普段やっていることを変えるのは、新しいことをやるより何倍も大変だ。長年沁みついた習慣に戻った方が楽で快適なので、すきあらば戻ろうとする。ここを突破するうえでは、適切に絞り込んだ強い問題意識が必要だ。
筆者がこれを体感したのは、先日受けたイタリア人ヴァイオリニストのアルド・カンパニャーリ先生のレッスンだった。マニアックな話で恐縮だが、ヴァイオリンの音は右手に持つ弓の使い方(ボウイング)で決まる。その時々で弓を動かす速さと方向、力のかけ方抜き方を最適化するのは難題だが、アルド先生の助言はたった一つ、「(弦を支える)駒と弓をのせる場所の距離を良い幅にしなさい」。なるほど、この1点に集中することで、逆に、全体のあるべき姿がみえてくる。左右の肩、腕、ひじ、手首、指のどこがどう不適切なのか、身をもってわかってくるのだ。慣れ親しんだ我流のボウイングを脱し、プロの表現力を身につける手がかりがそこにあった。

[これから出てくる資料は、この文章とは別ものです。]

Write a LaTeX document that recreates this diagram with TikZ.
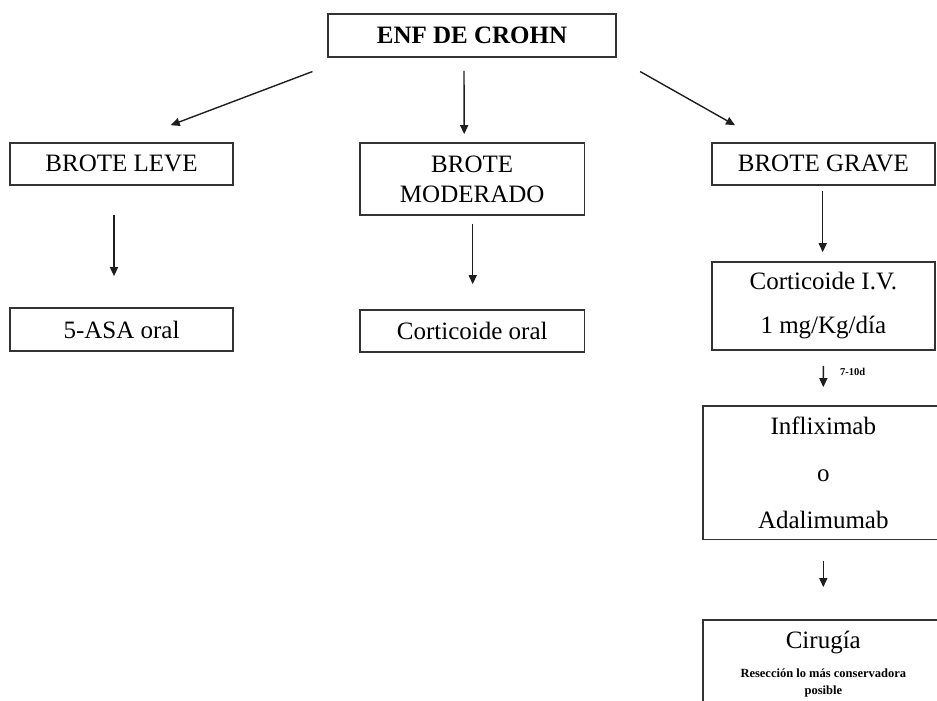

こんな話をするのは、今話題の「物流統括管理者」の職責に関わる議論が気にかかっているからだ。トラック不足に対応するための法改正で大手荷主に設置が義務づけられた物流統括管理者は、トラックの使い方を変えることに責任を負う。国の法案ではその責務は「荷待ち・荷役時間の短借と積載率の向上」に絞り込まれていた。この絞り込みは重要で、物流を変えるうえで過不足のない、適切な突破口だと思っていた。
ところがその後の議論で、この突破口がなし崩しにひろがっている。11月11日に開催された合同審議会の資料には「(物流統括管理者には)物流の各機能を改善するだけではなく、調達、生産、販売等の物流の各分野を統合して、物資の流通全体の効率化を計画する役割を果たすことを期待する」と書かれている。
筆者はこのような拡張論に強い危惧を覚える。これはヴァイオリンの先生でいえば「(ボウイングの改善には)肩、腕、ひじ、手首、指の全てを最適化しなさい」と指導するようなものだ。生徒は結局、何も変えることができない。
物流統括管理者は、低廉良質なトラック輸送の使い勝手の良さにどっぷりと依存してきたこれまでの物流を変えなければならない。日本の物流の未来のために必要な変革だが、むろん簡単ではない。通り一遍の対策を講じただけでは何も変わらず、いずれ元に戻ってしまうことは目に見えている。
ここにおいて「荷待ち荷役時間と積載率に、一意専心して改善しなさい」というコンサルテーションは、有効で重要だと思う。ここに集中することで、トラックの無駄遣いを生み出す様々な問題の本質が見えてくる。いま必要なのは絞り込みであり、拡張ではない。